**WHAT THIS TASK INVOLVES**.
Leave out the pictures, then reproduce the rest of the material exactly.

**SUPPLIED INFORMATION**.
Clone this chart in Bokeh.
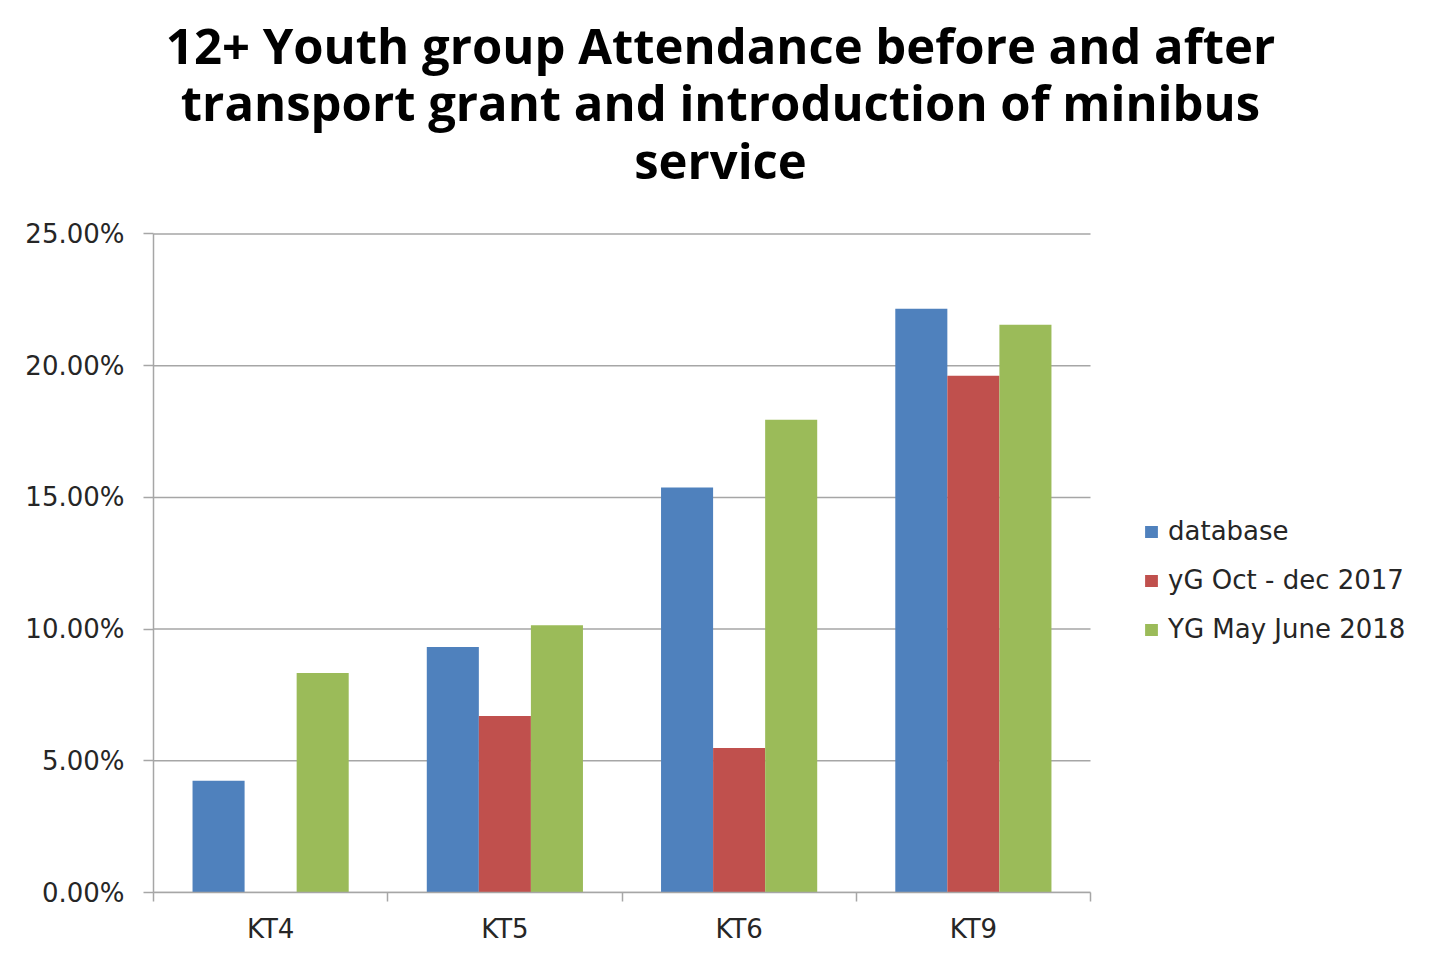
from bokeh.plotting import figure
from bokeh.models import (ColumnDataSource, FixedTicker, NumeralTickFormatter, Legend,
                          LegendItem, Range1d)
from bokeh.core.properties import value
from bokeh.embed import file_html
from bokeh.resources import INLINE
import numpy as np

categories = ["KT4", "KT5", "KT6", "KT9"]
series_names = ["database", "yG Oct - dec 2017", "YG May June 2018"]
database = [0.0424, 0.0932, 0.1538, 0.2216]
yg_oct_dec_2017 = [0.0, 0.0670, 0.0549, 0.1962]
yg_may_june_2018 = [0.0833, 0.1015, 0.1795, 0.2155]
y_ticks = [0.0, 0.05, 0.10, 0.15, 0.20, 0.25]
title_lines = ["12+ Youth group Attendance before and after",
               "transport grant and introduction of minibus",
               "service"]

colors = ["#4F81BD", "#C0504D", "#9BBB59"]
series = [database, yg_oct_dec_2017, yg_may_june_2018]

W, H = 1439, 946
LEFT, BOTTOM = 153, 52
PLOT_W, PLOT_H = 937, 660          # pixel size of the category/value area
FONT = "DejaVu Sans"
TXT = "#262626"
GRAY = "#A6A6A6"

n = len(categories)
ymax = y_ticks[-1]
frame_w = W - LEFT
frame_h = H - BOTTOM
x_end = n * frame_w / PLOT_W
y_end = ymax * frame_h / PLOT_H

p = figure(width=W, height=H, output_backend="svg", toolbar_location=None,
           x_range=Range1d(0, x_end), y_range=Range1d(0, y_end),
           min_border_left=LEFT, min_border_right=0, min_border_top=0,
           min_border_bottom=BOTTOM)
p.outline_line_color = None
p.xgrid.grid_line_color = None
p.ygrid.grid_line_color = None


def px_to_data(sx, sy_from_top):
    """figure pixel position -> data coordinates (for title placement)."""
    return ((sx - LEFT) * n / PLOT_W, (frame_h - sy_from_top) * ymax / PLOT_H)


# gridlines limited to the chart area
p.segment(x0=[0] * len(y_ticks), x1=[n] * len(y_ticks), y0=y_ticks, y1=y_ticks,
          line_color=GRAY, line_width=1.5, level="underlay")

centers = np.arange(n) + 0.5
bw = 52 / 234
offsets = [-bw, 0.0, bw]
renderers = []
for vals, col, off in zip(series, colors, offsets):
    src = ColumnDataSource(dict(x=centers + off, top=vals))
    r = p.vbar(x="x", top="top", width=bw, source=src, fill_color=col, line_color=None)
    renderers.append(r)

# y axis
p.yaxis.bounds = (0, ymax)
p.yaxis.ticker = FixedTicker(ticks=y_ticks)
p.yaxis.formatter = NumeralTickFormatter(format="0.00%")
p.yaxis.axis_line_color = GRAY
p.yaxis.axis_line_width = 1.5
p.yaxis.major_tick_line_color = GRAY
p.yaxis.major_tick_line_width = 1.5
p.yaxis.major_tick_out = 10
p.yaxis.major_tick_in = 0
p.yaxis.minor_tick_line_color = None
p.yaxis.major_label_text_font = FONT
p.yaxis.major_label_text_font_size = "26px"
p.yaxis.major_label_text_color = TXT
p.yaxis.major_label_standoff = 19

# x axis
p.xaxis.bounds = (0, n)
p.xaxis.ticker = FixedTicker(ticks=list(centers), minor_ticks=list(range(n + 1)))
p.xaxis.major_label_overrides = {float(c): cat for c, cat in zip(centers, categories)}
p.xaxis.axis_line_color = GRAY
p.xaxis.axis_line_width = 1.5
p.xaxis.major_tick_line_color = None
p.xaxis.minor_tick_line_color = GRAY
p.xaxis.minor_tick_line_width = 1.5
p.xaxis.minor_tick_out = 9
p.xaxis.minor_tick_in = 0
p.xaxis.major_label_text_font = FONT
p.xaxis.major_label_text_font_size = "26px"
p.xaxis.major_label_text_color = TXT
p.xaxis.major_label_standoff = 12

legend = Legend(items=[LegendItem(label=nm, renderers=[r]) for nm, r in zip(series_names, renderers)],
                location=(990, 248), padding=0, margin=0, spacing=19,
                glyph_width=16, glyph_height=15, label_height=30,
                label_standoff=9, label_text_font=FONT, label_text_font_size="26px",
                label_text_color=TXT, background_fill_alpha=0, border_line_color=None)
p.add_layout(legend, "center")

# title
tx, ty = [], []
for b in [45, 102, 160]:
    x, y = px_to_data(720, b)
    tx.append(x)
    ty.append(y)
tsrc = ColumnDataSource(dict(x=tx, y=ty, text=title_lines))
p.text(x="x", y="y", text="text", source=tsrc, text_align="center", text_baseline="alphabetic",
       text_font=value("Open Sans"), text_font_style="bold", text_font_size="49px",
       text_color="black")

open("out.html", "w").write(file_html(p, INLINE))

**RESULT OF THIS TASK**.
Clone this chart in Bokeh.
from bokeh.plotting import figure
from bokeh.models import (ColumnDataSource, FixedTicker, NumeralTickFormatter, Legend,
                          LegendItem, Range1d)
from bokeh.core.properties import value
from bokeh.embed import file_html
from bokeh.resources import INLINE
import numpy as np

categories = ["KT4", "KT5", "KT6", "KT9"]
series_names = ["database", "yG Oct - dec 2017", "YG May June 2018"]
database = [0.0424, 0.0932, 0.1538, 0.2216]
yg_oct_dec_2017 = [0.0, 0.0670, 0.0549, 0.1962]
yg_may_june_2018 = [0.0833, 0.1015, 0.1795, 0.2155]
y_ticks = [0.0, 0.05, 0.10, 0.15, 0.20, 0.25]
title_lines = ["12+ Youth group Attendance before and after",
               "transport grant and introduction of minibus",
               "service"]

colors = ["#4F81BD", "#C0504D", "#9BBB59"]
series = [database, yg_oct_dec_2017, yg_may_june_2018]

W, H = 1439, 946
LEFT, BOTTOM = 153, 52
PLOT_W, PLOT_H = 937, 660          # pixel size of the category/value area
FONT = "DejaVu Sans"
TXT = "#262626"
GRAY = "#A6A6A6"

n = len(categories)
ymax = y_ticks[-1]
frame_w = W - LEFT
frame_h = H - BOTTOM
x_end = n * frame_w / PLOT_W
y_end = ymax * frame_h / PLOT_H

p = figure(width=W, height=H, output_backend="svg", toolbar_location=None,
           x_range=Range1d(0, x_end), y_range=Range1d(0, y_end),
           min_border_left=LEFT, min_border_right=0, min_border_top=0,
           min_border_bottom=BOTTOM)
p.outline_line_color = None
p.xgrid.grid_line_color = None
p.ygrid.grid_line_color = None


def px_to_data(sx, sy_from_top):
    """figure pixel position -> data coordinates (for title placement)."""
    return ((sx - LEFT) * n / PLOT_W, (frame_h - sy_from_top) * ymax / PLOT_H)


# gridlines limited to the chart area
p.segment(x0=[0] * len(y_ticks), x1=[n] * len(y_ticks), y0=y_ticks, y1=y_ticks,
          line_color=GRAY, line_width=1.5, level="underlay")

centers = np.arange(n) + 0.5
bw = 52 / 234
offsets = [-bw, 0.0, bw]
renderers = []
for vals, col, off in zip(series, colors, offsets):
    src = ColumnDataSource(dict(x=centers + off, top=vals))
    r = p.vbar(x="x", top="top", width=bw, source=src, fill_color=col, line_color=None)
    renderers.append(r)

# y axis
p.yaxis.bounds = (0, ymax)
p.yaxis.ticker = FixedTicker(ticks=y_ticks)
p.yaxis.formatter = NumeralTickFormatter(format="0.00%")
p.yaxis.axis_line_color = GRAY
p.yaxis.axis_line_width = 1.5
p.yaxis.major_tick_line_color = GRAY
p.yaxis.major_tick_line_width = 1.5
p.yaxis.major_tick_out = 10
p.yaxis.major_tick_in = 0
p.yaxis.minor_tick_line_color = None
p.yaxis.major_label_text_font = FONT
p.yaxis.major_label_text_font_size = "26px"
p.yaxis.major_label_text_color = TXT
p.yaxis.major_label_standoff = 19

# x axis
p.xaxis.bounds = (0, n)
p.xaxis.ticker = FixedTicker(ticks=list(centers), minor_ticks=list(range(n + 1)))
p.xaxis.major_label_overrides = {float(c): cat for c, cat in zip(centers, categories)}
p.xaxis.axis_line_color = GRAY
p.xaxis.axis_line_width = 1.5
p.xaxis.major_tick_line_color = None
p.xaxis.minor_tick_line_color = GRAY
p.xaxis.minor_tick_line_width = 1.5
p.xaxis.minor_tick_out = 9
p.xaxis.minor_tick_in = 0
p.xaxis.major_label_text_font = FONT
p.xaxis.major_label_text_font_size = "26px"
p.xaxis.major_label_text_color = TXT
p.xaxis.major_label_standoff = 12

legend = Legend(items=[LegendItem(label=nm, renderers=[r]) for nm, r in zip(series_names, renderers)],
                location=(990, 248), padding=0, margin=0, spacing=19,
                glyph_width=16, glyph_height=15, label_height=30,
                label_standoff=9, label_text_font=FONT, label_text_font_size="26px",
                label_text_color=TXT, background_fill_alpha=0, border_line_color=None)
p.add_layout(legend, "center")

# title
tx, ty = [], []
for b in [45, 102, 160]:
    x, y = px_to_data(720, b)
    tx.append(x)
    ty.append(y)
tsrc = ColumnDataSource(dict(x=tx, y=ty, text=title_lines))
p.text(x="x", y="y", text="text", source=tsrc, text_align="center", text_baseline="alphabetic",
       text_font=value("Open Sans"), text_font_style="bold", text_font_size="49px",
       text_color="black")

open("out.html", "w").write(file_html(p, INLINE))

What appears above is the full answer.